If you have read this blog before, you know that from the age of three I wanted to be an actress. I was the kid who stood in front of the bathroom mirror and rehearsed my awards speech. I would be prepared when I won my Tony or Oscar or Emmy. I dreamt of getting the privilege to work with my idols, Ellen Burstyn or Alan Alda or Dustin Hoffman. I was going to make it! It's 2010 and I am a long way from that 10 year old looking back at me from the mirror making her acceptance speech. I also have not "made it." You see, I gave up on my "Passion". I let fear and doubt shake my faith that I had what it took to be one of the lucky few.

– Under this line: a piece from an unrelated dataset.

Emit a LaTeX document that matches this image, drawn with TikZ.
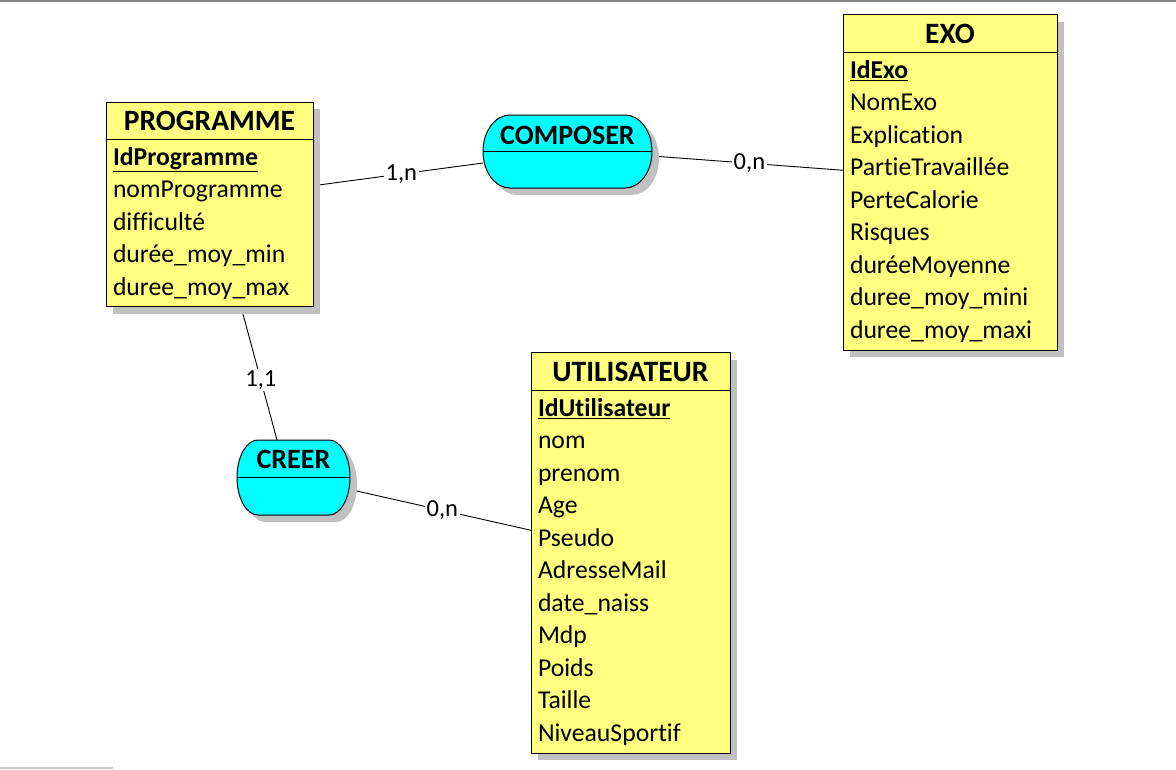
\documentclass[tikz,border=0pt]{standalone}
\usepackage{fontspec}
\setmainfont[Ligatures={NoCommon}]{Carlito}
\usetikzlibrary{shadows,positioning,backgrounds}

\definecolor{entityyellow}{RGB}{255,255,128}
\definecolor{relcyan}{RGB}{0,255,255}
\definecolor{shadowgray}{RGB}{192,192,192}
\definecolor{edgegray}{RGB}{130,130,130}
\definecolor{footgray}{RGB}{200,200,200}

\newcommand{\idattr}[1]{\underline{\textbf{#1}}}

\tikzset{
  boxshadow/.style={drop shadow={shadow xshift=7pt, shadow yshift=-7pt,
                    fill=shadowgray, opacity=1}},
  entity/.style={draw, fill=entityyellow, line width=1pt, outer sep=0pt, boxshadow},
  etitle/.style={entity, inner sep=0pt, minimum height=37.5pt,
                 font=\fontsize{29.5}{35}\selectfont\bfseries},
  eattr/.style={entity, inner xsep=7pt, inner ysep=0pt, align=left,
                font=\fontsize{25.7}{32.5}\selectfont},
  relbox/.style={inner sep=0pt, outer sep=0pt},
  relshape/.style={draw, fill=relcyan, line width=1pt, boxshadow},
  rtitle/.style={inner sep=0pt, font=\fontsize{28}{33}\selectfont\bfseries},
  link/.style={line width=0.9pt},
  card/.style={fill=white, inner sep=1.5pt, font=\fontsize{24.5}{30}\selectfont}
}

\begin{document}
\begin{tikzpicture}[x=1pt,y=-1pt]
\useasboundingbox (0,0) rectangle (1176,769);

  % window edges
  \draw[edgegray, line width=2pt] (0,1) -- (1176,1);
  \draw[footgray, line width=2pt] (0,768) -- (113,768);

  % entity PROGRAMME
  \node[etitle, minimum width=207pt] (progtitle) at (209.5,121) {PROGRAMME};
  \node[eattr, text width=193pt, minimum height=167pt, below=0pt of progtitle] (prog)
       {\idattr{IdProgramme}\\ nomProgramme\\ difficulté\\ durée\_moy\_min\\ duree\_moy\_max};

  % entity EXO
  \node[etitle, minimum width=214pt] (exotitle) at (950,33.5) {EXO};
  \node[eattr, text width=200pt, minimum height=298pt, below=0pt of exotitle] (exo)
       {\idattr{IdExo}\\ NomExo\\ Explication\\ PartieTravaillée\\ PerteCalorie\\
        Risques\\ duréeMoyenne\\ duree\_moy\_mini\\ duree\_moy\_maxi};

  % entity UTILISATEUR
  \node[etitle, minimum width=199pt] (utiltitle) at (630.5,371.5) {UTILISATEUR};
  \node[eattr, text width=185pt, minimum height=363pt, below=0pt of utiltitle] (util)
       {\idattr{IdUtilisateur}\\ nom\\ prenom\\ Age\\ Pseudo\\ AdresseMail\\
        date\_naiss\\ Mdp\\ Poids\\ Taille\\ NiveauSportif};

  % relation COMPOSER
  \node[relbox, minimum width=169pt, minimum height=73pt] (compo) at (567.5,151.5) {};
  \draw[relshape] ([xshift=27pt]compo.north west) -- ([xshift=-27pt]compo.north east)
        arc[start angle=90, end angle=-90, x radius=27pt, y radius=36.5pt]
        -- ([xshift=27pt]compo.south west)
        arc[start angle=270, end angle=90, x radius=27pt, y radius=36.5pt] -- cycle;
  \draw[link] (compo.west) -- (compo.east);
  \node[rtitle] (compotitle) at ([yshift=16.5pt]compo.center) {COMPOSER};

  % relation CREER
  \node[relbox, minimum width=113pt, minimum height=75pt] (creer) at (293.5,477.5) {};
  \draw[relshape] ([xshift=21pt]creer.north west) -- ([xshift=-21pt]creer.north east)
        arc[start angle=90, end angle=-90, x radius=21pt, y radius=37.5pt]
        -- ([xshift=21pt]creer.south west)
        arc[start angle=270, end angle=90, x radius=21pt, y radius=37.5pt] -- cycle;
  \draw[link] (creer.west) -- (creer.east);
  \node[rtitle] (creertitle) at ([yshift=18.5pt]creer.center) {CREER};

  % links with cardinalities
  \begin{scope}[on background layer]
  \path[link] ([yshift=37.5pt]prog.east) edge node[card, pos=0.52] {1,n}
              ([yshift=-11.5pt]compo.west);
  \path[link] ([yshift=-4.5pt]compo.east) edge node[card, pos=0.51] {0,n}
              ([yshift=31pt]exo.west);
  \path[link] ([xshift=31.5pt]prog.south) edge node[card, pos=0.55] {1,1}
              ([xshift=-16.5pt]creer.north);
  \path[link] ([yshift=-12pt]creer.east) edge node[card, pos=0.51] {0,n}
              ([yshift=41.5pt]util.west);
  \end{scope}

\end{tikzpicture}
\end{document}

Now, before you get out the tissues to pass me for my pity party, I have had many blessings in my life. Not the least of which are my two AMAZING daughters that I may not have had if I had "made it." They both will make their mark in the world, and in that I will have "made it." But I haven't written this today to solicit pity or wallow in depression. I am writing today to encourage anyone to go after their "Passion" I have a motivational calendar at work. The month of November has a gorgeous picture of a tree that has turned a brilliant yellow in the peak of Autumn. In bold at the base is the word "PASSION" followed by this quote:
"There are many things in life that will capture your eye, but very few will capture your heart. These are the ones to pursue. These are the ones worth keeping." 47 isn't so old. I may just "make it" yet. It doesn't really matter. What matters is that I keep trying. Are you following your passion? What do you want to do, be? Don't let life dictate your Passion. Let Passion dictate your life.